Lets assume that we have cars that are identical, but one has long arms and one has short. They also have the same spring and damping rate at the wheel. Also, at ride height, the arms are parallel with the ground. This means they both have the same roll center when the car is at ride height and will react identically the instant you turn the steering wheel. Once the suspension compresses at all, they are now going to react in different ways.*
With everything else equal, a longer arm will make the roll center move less as the suspension compresses. This means the car will settle into the corner more quickly because the chassis will roll less. A shorter arm does the opposite. The shorter the arm is, the more the chassis wants to keep rolling as the suspension compresses. In the example outlined with two cars where everything is equal except the lower arm length, the one with shorter arms will roll more and take longer for the chassis to stop rolling as you enter a corner. Whether this is beneficial or not totally depends on a multitude of factors, such as the traction level, class of vehicle, how rough the track is (thus changing the oil and springs that are used), and even the drivers skill level.
2wd offroad vehicles usually benefit from being a tad slower reacting. Quick changes on the loads the tires experience is a good way to break the rear end loose and cause a spinout. On the flip side, a car that reacts too slowly can also become unpredictable when you need to make quick directional changes such as through a chicane or if you need to dodge a car that is crashed on the track. It's a never ending tug of war to find a balance, but on average the roll center and arms on a 2wd offroad vehicle are lower and shorter than an somewhat equivalent 4wd vehicle.

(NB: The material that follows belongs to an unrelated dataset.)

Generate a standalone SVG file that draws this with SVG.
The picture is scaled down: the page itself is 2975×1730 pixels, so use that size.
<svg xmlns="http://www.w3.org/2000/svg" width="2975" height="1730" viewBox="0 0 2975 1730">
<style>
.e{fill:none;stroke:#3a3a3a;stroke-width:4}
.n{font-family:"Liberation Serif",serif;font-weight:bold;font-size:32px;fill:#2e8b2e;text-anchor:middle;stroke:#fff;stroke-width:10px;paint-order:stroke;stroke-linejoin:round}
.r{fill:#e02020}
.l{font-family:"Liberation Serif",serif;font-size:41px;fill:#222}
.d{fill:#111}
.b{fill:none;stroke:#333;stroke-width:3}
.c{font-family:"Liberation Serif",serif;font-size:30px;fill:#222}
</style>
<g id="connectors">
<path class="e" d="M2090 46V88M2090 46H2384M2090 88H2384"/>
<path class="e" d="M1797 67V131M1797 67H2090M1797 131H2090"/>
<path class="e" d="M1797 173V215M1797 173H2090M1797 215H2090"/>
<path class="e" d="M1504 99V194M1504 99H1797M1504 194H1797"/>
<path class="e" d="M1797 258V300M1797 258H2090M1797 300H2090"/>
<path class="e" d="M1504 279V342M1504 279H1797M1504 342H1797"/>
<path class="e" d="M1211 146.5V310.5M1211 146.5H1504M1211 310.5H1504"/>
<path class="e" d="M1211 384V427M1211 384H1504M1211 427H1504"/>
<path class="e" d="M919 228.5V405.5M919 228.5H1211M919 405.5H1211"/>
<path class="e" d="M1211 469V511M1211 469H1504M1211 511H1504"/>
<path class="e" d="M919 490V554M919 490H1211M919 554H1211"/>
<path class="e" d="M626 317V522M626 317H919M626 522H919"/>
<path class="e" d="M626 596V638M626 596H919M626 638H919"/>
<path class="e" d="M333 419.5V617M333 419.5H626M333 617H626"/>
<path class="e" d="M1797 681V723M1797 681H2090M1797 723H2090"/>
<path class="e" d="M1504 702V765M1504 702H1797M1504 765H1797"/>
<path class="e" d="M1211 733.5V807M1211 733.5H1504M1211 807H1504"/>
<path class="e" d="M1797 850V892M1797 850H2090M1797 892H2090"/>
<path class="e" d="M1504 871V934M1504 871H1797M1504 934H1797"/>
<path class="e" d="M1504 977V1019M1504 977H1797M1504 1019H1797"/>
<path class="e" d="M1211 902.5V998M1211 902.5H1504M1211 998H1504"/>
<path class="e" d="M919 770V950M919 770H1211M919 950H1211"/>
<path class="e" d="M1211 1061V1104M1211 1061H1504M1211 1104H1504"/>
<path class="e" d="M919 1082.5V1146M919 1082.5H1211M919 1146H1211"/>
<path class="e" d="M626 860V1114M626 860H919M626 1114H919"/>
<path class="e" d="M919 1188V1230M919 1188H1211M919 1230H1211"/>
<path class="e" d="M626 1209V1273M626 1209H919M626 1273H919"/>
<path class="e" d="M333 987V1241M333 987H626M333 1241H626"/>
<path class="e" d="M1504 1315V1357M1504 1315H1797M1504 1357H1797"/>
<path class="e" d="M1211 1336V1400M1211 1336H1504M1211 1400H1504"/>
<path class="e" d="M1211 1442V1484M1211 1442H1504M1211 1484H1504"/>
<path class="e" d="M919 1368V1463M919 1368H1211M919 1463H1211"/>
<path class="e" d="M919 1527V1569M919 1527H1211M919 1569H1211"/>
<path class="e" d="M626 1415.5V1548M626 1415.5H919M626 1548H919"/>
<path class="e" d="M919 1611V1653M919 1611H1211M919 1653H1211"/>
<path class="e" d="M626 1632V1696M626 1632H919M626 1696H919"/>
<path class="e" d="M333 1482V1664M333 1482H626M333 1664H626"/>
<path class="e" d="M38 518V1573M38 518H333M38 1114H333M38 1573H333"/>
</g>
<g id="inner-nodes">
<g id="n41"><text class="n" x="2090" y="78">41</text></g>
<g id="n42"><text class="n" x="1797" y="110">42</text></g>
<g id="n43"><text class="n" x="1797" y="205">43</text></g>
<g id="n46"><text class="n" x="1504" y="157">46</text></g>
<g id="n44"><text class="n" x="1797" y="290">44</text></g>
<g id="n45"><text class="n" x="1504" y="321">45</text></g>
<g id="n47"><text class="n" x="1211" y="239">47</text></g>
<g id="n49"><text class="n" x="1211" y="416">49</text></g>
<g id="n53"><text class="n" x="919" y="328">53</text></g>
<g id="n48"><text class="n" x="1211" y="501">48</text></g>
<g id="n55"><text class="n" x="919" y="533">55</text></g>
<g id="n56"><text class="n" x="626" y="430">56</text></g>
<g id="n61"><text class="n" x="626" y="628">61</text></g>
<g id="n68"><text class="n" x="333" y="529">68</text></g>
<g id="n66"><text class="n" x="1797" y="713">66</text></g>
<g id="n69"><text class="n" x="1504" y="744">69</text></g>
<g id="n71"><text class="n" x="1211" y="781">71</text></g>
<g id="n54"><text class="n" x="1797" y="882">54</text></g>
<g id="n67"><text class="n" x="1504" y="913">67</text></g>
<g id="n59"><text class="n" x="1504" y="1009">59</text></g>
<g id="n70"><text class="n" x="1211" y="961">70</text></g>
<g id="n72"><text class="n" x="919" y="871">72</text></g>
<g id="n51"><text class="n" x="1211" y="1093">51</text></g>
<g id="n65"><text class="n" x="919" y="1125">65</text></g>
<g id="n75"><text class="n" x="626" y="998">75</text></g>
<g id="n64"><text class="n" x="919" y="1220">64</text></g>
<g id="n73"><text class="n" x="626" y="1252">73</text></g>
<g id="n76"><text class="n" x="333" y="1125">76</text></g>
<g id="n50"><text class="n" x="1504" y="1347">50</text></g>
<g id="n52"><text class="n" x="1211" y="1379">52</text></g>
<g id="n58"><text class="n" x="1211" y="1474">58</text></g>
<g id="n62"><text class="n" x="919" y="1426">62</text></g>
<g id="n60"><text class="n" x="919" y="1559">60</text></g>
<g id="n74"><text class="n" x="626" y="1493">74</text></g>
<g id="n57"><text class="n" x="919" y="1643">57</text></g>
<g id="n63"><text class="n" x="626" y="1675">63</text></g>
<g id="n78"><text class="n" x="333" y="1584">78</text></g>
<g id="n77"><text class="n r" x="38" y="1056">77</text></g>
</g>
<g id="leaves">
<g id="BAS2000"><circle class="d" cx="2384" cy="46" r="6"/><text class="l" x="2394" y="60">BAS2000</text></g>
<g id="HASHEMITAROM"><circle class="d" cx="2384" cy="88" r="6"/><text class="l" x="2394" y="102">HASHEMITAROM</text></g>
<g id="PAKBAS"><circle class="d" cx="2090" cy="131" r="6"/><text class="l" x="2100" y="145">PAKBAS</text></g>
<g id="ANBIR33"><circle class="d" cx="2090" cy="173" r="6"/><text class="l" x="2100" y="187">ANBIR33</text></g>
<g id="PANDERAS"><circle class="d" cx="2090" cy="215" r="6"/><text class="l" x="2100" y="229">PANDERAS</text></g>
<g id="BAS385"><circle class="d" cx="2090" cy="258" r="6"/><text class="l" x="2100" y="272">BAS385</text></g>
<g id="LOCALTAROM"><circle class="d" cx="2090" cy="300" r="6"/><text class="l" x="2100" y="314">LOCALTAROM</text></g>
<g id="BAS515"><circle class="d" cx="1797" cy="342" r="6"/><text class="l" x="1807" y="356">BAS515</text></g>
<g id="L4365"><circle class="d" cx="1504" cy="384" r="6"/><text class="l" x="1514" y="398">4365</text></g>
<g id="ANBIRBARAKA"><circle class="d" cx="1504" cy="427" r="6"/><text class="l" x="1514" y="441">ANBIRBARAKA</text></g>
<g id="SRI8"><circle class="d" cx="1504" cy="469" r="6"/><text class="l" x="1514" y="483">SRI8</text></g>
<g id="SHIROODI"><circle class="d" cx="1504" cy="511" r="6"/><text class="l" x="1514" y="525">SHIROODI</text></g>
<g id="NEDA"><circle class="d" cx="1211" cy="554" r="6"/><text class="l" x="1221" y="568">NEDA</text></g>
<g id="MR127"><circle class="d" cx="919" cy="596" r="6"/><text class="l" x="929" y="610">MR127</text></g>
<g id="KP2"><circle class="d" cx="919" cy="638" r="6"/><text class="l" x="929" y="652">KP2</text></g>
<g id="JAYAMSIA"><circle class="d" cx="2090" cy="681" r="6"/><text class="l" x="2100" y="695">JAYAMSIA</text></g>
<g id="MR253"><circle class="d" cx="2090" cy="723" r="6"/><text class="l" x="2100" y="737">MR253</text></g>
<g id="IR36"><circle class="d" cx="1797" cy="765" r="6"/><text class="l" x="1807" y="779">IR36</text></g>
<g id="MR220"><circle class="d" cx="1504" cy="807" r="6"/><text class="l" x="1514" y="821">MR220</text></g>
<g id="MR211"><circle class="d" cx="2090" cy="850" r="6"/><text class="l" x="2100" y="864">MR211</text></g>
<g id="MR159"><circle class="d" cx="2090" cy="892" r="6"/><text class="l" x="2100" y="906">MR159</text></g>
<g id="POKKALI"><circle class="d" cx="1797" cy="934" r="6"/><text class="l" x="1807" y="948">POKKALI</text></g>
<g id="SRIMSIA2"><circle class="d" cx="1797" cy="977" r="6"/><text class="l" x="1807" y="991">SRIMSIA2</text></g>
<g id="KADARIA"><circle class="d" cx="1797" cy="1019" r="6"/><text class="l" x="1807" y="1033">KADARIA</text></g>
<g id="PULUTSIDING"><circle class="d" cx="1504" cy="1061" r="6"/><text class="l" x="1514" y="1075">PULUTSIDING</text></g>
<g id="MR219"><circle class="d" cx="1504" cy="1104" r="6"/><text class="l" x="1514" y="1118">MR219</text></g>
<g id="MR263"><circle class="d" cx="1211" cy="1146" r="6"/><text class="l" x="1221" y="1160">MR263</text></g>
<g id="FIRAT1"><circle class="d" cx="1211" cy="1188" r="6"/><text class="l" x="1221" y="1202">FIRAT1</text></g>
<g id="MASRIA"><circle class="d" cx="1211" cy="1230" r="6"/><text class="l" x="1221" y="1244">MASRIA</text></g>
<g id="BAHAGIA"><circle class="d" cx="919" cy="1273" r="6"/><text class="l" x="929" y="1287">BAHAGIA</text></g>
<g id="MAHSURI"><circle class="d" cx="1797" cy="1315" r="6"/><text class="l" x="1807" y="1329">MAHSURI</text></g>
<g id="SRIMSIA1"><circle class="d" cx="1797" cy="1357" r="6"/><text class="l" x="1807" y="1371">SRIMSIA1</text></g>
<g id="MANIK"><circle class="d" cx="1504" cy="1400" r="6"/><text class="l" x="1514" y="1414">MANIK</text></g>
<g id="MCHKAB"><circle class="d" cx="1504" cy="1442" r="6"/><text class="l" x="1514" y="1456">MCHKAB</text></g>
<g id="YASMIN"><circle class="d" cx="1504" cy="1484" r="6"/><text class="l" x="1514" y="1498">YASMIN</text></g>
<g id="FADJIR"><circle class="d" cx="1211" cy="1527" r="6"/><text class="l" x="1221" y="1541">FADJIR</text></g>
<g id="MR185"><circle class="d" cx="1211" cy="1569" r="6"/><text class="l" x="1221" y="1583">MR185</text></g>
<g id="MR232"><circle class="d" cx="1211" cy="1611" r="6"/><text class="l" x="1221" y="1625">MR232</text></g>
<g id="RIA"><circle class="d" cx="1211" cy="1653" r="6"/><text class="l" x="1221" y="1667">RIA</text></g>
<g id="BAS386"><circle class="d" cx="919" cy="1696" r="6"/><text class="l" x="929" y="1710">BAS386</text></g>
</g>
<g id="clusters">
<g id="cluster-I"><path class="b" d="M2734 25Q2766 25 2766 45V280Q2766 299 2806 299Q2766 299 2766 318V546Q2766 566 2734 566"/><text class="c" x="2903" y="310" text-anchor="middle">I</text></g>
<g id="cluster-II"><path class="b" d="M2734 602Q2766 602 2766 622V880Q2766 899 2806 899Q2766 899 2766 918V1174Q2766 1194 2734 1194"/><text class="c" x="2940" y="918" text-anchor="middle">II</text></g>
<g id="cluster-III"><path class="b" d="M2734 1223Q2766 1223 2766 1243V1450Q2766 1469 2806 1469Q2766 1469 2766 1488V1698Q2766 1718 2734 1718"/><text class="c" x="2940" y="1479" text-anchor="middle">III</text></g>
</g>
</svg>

For 4wd offroad vehicles, the additional stability, grip, and speed they typically experience means you want to take advantage of a suspension that reacts more quickly. Longer arms do this, but you can also make the suspension react more quickly with stiffer springs and swaybars. The stiffer they are, the more quickly equilibrium is reached between the forces trying to roll the car (roll center acting on the center of gravity and centripetal force loading the outer tires) and the forces that are resisting that roll (swaybars and springs).
When you get to on-road, you are looking at even faster left/right changes in direction, so you want an even quicker reacting car. This leads to suspension arms that put the hinge pin out past the king pin to make it as long as possible without resorting to unique inner arm mounting locations. They also want the center of gravity to be closer to the roll center than on offroad vehicles.
*disclaimer: all examples above assume that the static roll center at ride height is below the center of gravity of the vehicle. If you move the roll center above the center of gravity by raising the inner hinge pin really high, the roll center now resists roll instead of aiding it. This is a bad idea 90% of the time, so it is ignored.